U.S. President Barack Obama has signed the strategic partnership agreement with his Afghan counterpart Hamid Karzai in Kabul, according to the Obama's live speech early Wednesday from the Bagram airbase, 50 km north of Kabul.
The agreement provides the possibility of U.S. forces in Afghanistan beyond 2014.
According to a fact sheet provided by the White House, the Strategic Partnership Agreement "provides for the possibility of U. S. forces in Afghanistan after 2014, for the purposes of training Afghan Forces and targeting the remnants of al-Qaeda."

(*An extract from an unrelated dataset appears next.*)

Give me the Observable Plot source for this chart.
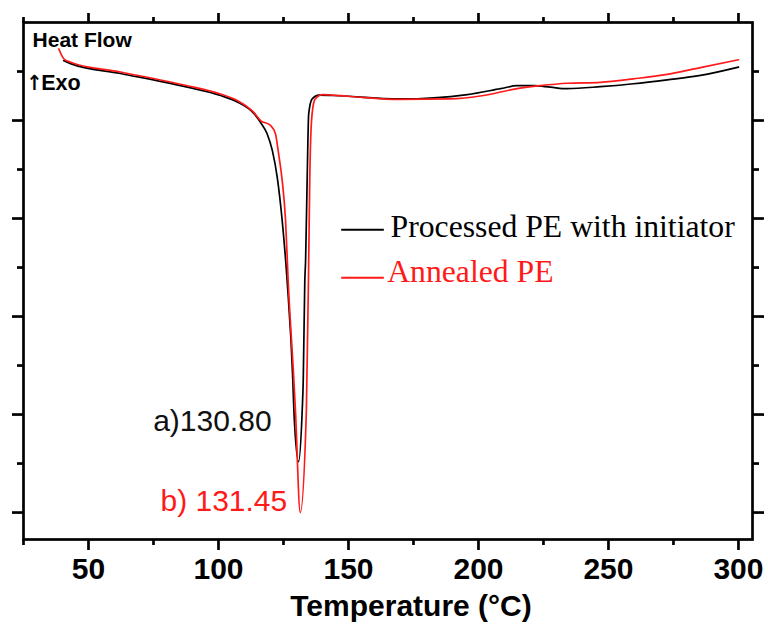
<!DOCTYPE html>
<html>
<head>
<meta charset="utf-8">
<script src="https://cdn.jsdelivr.net/npm/d3@7"></script>
<script src="https://cdn.jsdelivr.net/npm/@observablehq/plot@0.6"></script>
<style>
  body { margin: 0; background: #fff; }
</style>
</head>
<body>
<div id="chart"></div>
<script>
// ---- Data ----
// Processed PE with initiator (black)
const tempProcessed = [40.5, 43.1, 62.3, 88.0, 100.8, 107.2, 113.5, 116.2, 118.7, 120.7, 122.6, 124.5, 126.4, 128.6, 129.0, 130.8, 132.2, 132.6, 133.2, 133.5, 134.1, 134.7, 136.0, 138.6, 144.2, 170.0, 195.7, 208.5, 214.9, 221.2, 227.7, 234.1, 246.9, 259.6, 272.6, 285.4, 300.0];
const heatProcessed = [9.22, 9.16, 8.96, 8.68, 8.51, 8.38, 8.15, 7.96, 7.73, 7.39, 6.84, 5.96, 4.73, 2.69, 2.08, 1.04, 2.08, 2.69, 4.73, 5.14, 6.78, 8.14, 8.44, 8.52, 8.51, 8.44, 8.53, 8.65, 8.71, 8.71, 8.68, 8.65, 8.69, 8.75, 8.83, 8.92, 9.09];

// Annealed PE (red)
const tempAnnealed = [38.6, 40.5, 43.1, 62.3, 88.0, 100.8, 107.2, 113.5, 116.2, 120.0, 121.9, 123.1, 124.5, 125.8, 126.8, 129.0, 129.6, 131.45, 133.8, 134.7, 135.1, 135.8, 136.9, 138.0, 139.9, 150.8, 170.0, 189.2, 201.9, 214.9, 223.8, 234.1, 246.9, 259.6, 272.6, 285.4, 300.0];
const heatAnnealed = [9.46, 9.26, 9.19, 8.99, 8.71, 8.54, 8.41, 8.17, 8.00, 7.90, 7.73, 7.33, 6.78, 5.96, 4.73, 2.69, 2.08, 0.00, 2.08, 5.14, 6.78, 8.00, 8.41, 8.48, 8.53, 8.49, 8.43, 8.44, 8.51, 8.65, 8.71, 8.76, 8.78, 8.85, 8.94, 9.08, 9.24];

// Peak temperatures
const peakProcessed = 130.80;
const peakAnnealed = 131.45;

// Series names and colours
const seriesNames = ["Processed PE with initiator", "Annealed PE"];
const seriesColors = ["#000000", "#ff1a1a"];

// Axis ticks
const xMajorTicks = [50, 100, 150, 200, 250, 300];
const xMinorTicks = [25, 75, 125, 175, 225, 275];
const yMajorTicks = [0, 2, 4, 6, 8];
const yMinorTicks = [1, 3, 5, 7, 9];

// ---- Build tables ----
const processed = tempProcessed.map((t, i) => ({T: t, H: heatProcessed[i]}));
const annealed = tempAnnealed.map((t, i) => ({T: t, H: heatAnnealed[i]}));
const peakP = processed.find(d => d.T === peakProcessed);
const peakA = annealed.find(d => d.T === peakAnnealed);

const legend = [
  {name: seriesNames[0], color: seriesColors[0], y: 5.77, ty: 5.62, tx: 166.2},
  {name: seriesNames[1], color: seriesColors[1], y: 4.79, ty: 4.71, tx: 164.9}
];

const axisStyle = {stroke: "#000", strokeWidth: 2.7, fontFamily: "Liberation Sans, Arial, sans-serif"};

const chart = Plot.plot({
  width: 768,
  height: 626,
  marginLeft: 23,
  marginRight: 16,
  marginTop: 22,
  marginBottom: 87,
  x: {domain: [25, 305.4], axis: null},
  y: {domain: [-0.55, 10], axis: null},
  style: {background: "#fff", fontFamily: "Liberation Sans, Arial, sans-serif", overflow: "visible"},
  marks: [
    // curves
    Plot.line(processed, {x: "T", y: "H", stroke: seriesColors[0], strokeWidth: 1.7, curve: "monotone-x"}),
    Plot.line(annealed, {x: "T", y: "H", stroke: seriesColors[1], strokeWidth: 1.7, curve: "monotone-x"}),

    // frame
    Plot.frame({stroke: "#000", strokeWidth: 2.7}),

    // bottom axis
    Plot.axisX({...axisStyle, ticks: xMajorTicks, anchor: "bottom", tickSize: 11, tickPadding: 7,
      tickFormat: d => String(d), fontSize: 30, fontWeight: "bold", fill: "#000", label: null}),
    Plot.axisX({...axisStyle, ticks: xMinorTicks, anchor: "bottom", tickSize: 6, tickFormat: () => "", label: null}),
    // top axis
    Plot.axisX({...axisStyle, ticks: xMajorTicks, anchor: "top", tickSize: 10, tickFormat: () => "", label: null}),
    Plot.axisX({...axisStyle, ticks: xMinorTicks, anchor: "top", tickSize: 6, tickFormat: () => "", label: null}),
    // left axis
    Plot.axisY({...axisStyle, ticks: yMajorTicks, anchor: "left", tickSize: 11, tickFormat: () => "", label: null}),
    Plot.axisY({...axisStyle, ticks: yMinorTicks, anchor: "left", tickSize: 6, tickFormat: () => "", label: null}),
    // right axis
    Plot.axisY({...axisStyle, ticks: yMajorTicks, anchor: "right", tickSize: 11, tickFormat: () => "", label: null}),
    Plot.axisY({...axisStyle, ticks: yMinorTicks, anchor: "right", tickSize: 6, tickFormat: () => "", label: null}),

    // x axis title
    Plot.text(["Temperature (°C)"], {frameAnchor: "bottom", text: d => d, dx: 23, dy: 76, lineAnchor: "bottom",
      fontSize: 30, fontWeight: "bold", fill: "#000", fontFamily: "Liberation Sans, Arial, sans-serif"}),

    // Heat flow label
    Plot.text([{x: 28.5, y: 9.5, t: "Heat Flow"}], {x: "x", y: "y", text: "t", textAnchor: "start", lineAnchor: "bottom",
      fontSize: 21, fontWeight: "bold", fill: "#000"}),
    Plot.text([{x: 29.2, y: 8.63, t: "↑"}], {x: "x", y: "y", text: "t", textAnchor: "middle", lineAnchor: "bottom",
      fontSize: 21, fontWeight: "bold", fill: "#000", fontFamily: "DejaVu Sans Condensed, DejaVu Sans, sans-serif"}),
    Plot.text([{x: 31.8, y: 8.63, t: "Exo"}], {x: "x", y: "y", text: "t", textAnchor: "start", lineAnchor: "bottom",
      fontSize: 21.5, fontWeight: "bold", fill: "#000"}),

    // Peak labels anchored to the peak points
    Plot.text([peakP], {x: "T", y: "H", text: d => `a)${d.T.toFixed(2)}`, textAnchor: "end", lineAnchor: "bottom",
      dx: -27, dy: -31, fontSize: 30, fill: "#111"}),
    Plot.text([peakA], {x: "T", y: "H", text: d => `b) ${d.T.toFixed(2)}`, textAnchor: "end", lineAnchor: "bottom",
      dx: -13, dy: -2, fontSize: 30, fill: seriesColors[1]}),

    // Legend
    Plot.link(legend, {x1: 147.2, x2: 163.6, y1: "y", y2: "y", stroke: "color", strokeWidth: 2}),
    Plot.text(legend, {x: "tx", y: "ty", text: "name", fill: "color", textAnchor: "start", lineAnchor: "bottom",
      fontSize: 31.7, fontFamily: "Liberation Serif, Times New Roman, serif"})
  ]
});

document.getElementById("chart").appendChild(chart);
</script>
</body>
</html>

To that end, the United States and Afghanistan will begin negotiations on a Bilateral Security Agreement to supersede the current Status of Forces Agreement. The United States will also designate Afghanistan a "Major Non-NATO Ally" to provide a long- term framework for security and defense cooperation.
The White House said the U.S. side "do not seek permanent military bases in Afghanistan," but the agreement "commits Afghanistan to provide U.S. personnel access to and use of Afghan facilities through 2014 and beyond."
Obama paid an unannounced visit to Kabul on Tuesday to coincides with the first anniversary of the killing of al-Qaeda leader Osama bin Laden, and inked with Karzai the Strategic Partnership Agreement. Foreign forces were originally scheduled to be pulled out of Afghanistan by end of 2014.